Figure 8 shows host information clustered with the results of the clustering simulation of 10 clusters for 1,000 hosts shown in Figure 7. When the user has selected a cluster, Screen 1 shows the host information included in the selected cluster in the form of a table. Screen 2 provides the selected cluster to the user, so that it can be identified based on its IP. Screen 3 provides the host information included in the selected cluster to the user, so that it can be understood by the user.

Figure 8. Host clustering through the DRV-CS.

Figure 8. Host clustering through the DRV-CS.

6. Performance Evaluation

Figure 9 shows the results for measuring the clustering time according to increases in the number of DRV-CS hosts and clusters. The number of hosts increased to 100, 200, 300, 400, 500, 1000, 2000, 3000, 4000 and 5000, and the number of clusters increased to 5, 10, 15, 20, 25 and 30 at each time point of increase to implement clustering. In this case, the implementation speed at each time point of increase was the average of 50 implementations. Figure 9 shows that clustering is implemented within 5 s when the number of hosts is smaller than 500. When the number of hosts was 1000 or larger, at least 10 s was spent. When clustering was implemented by applying 30 clusters to 5000 hosts, approximately 21 s was spent. This is more efficient compared to the labor, electricity and time spent on actual clustering tests with 5000 hosts.

Figure 9. Clustering workload time according to increases in the number of DRV-CS hosts and clusters.

Figure 9. Clustering workload time according to increases in the number of DRV-CS hosts and clusters.

7. Conclusions

Due to the limited performance of the resources of desktop PCs or smart devices, the use of cloud services has been rapidly increasing. Among the visualizations for cloud services, desktop resource virtualization utilizes the resources on existing desktop PCs, and thus, hierarchical structures for clustering are very important. Therefore, in the present paper, a DRV-CS was proposed for selecting clusters in desktop virtualization. The DRV-CS provided XML-based interfaces, so that the hosts in cloud infrastructures in operation could be simulated. In addition, the simulator provided user interfaces, so that the user can determine clustering elements for selecting appropriate clustering algorithms from among diverse clustering algorithms.

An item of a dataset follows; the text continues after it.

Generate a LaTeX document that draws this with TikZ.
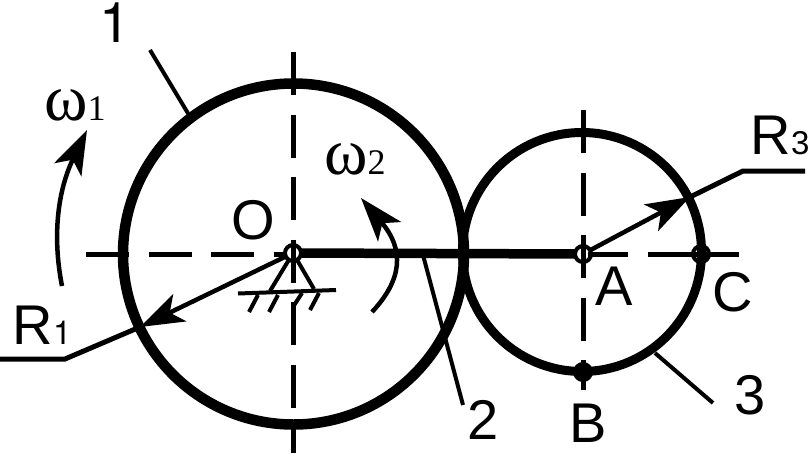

In future work, studies will be conducted to express not only normalization, but also fault-tolerance and resource availability. Studies will be conducted to provide user-defined interfaces, so that host information, including not only CPU, memory, and storage, but also time and network infrastructure according to resource availability, can be considered to enable utilization in diverse applications. In addition, a multi-core GPU will be used to extend the simulation to multiple desktop PCs.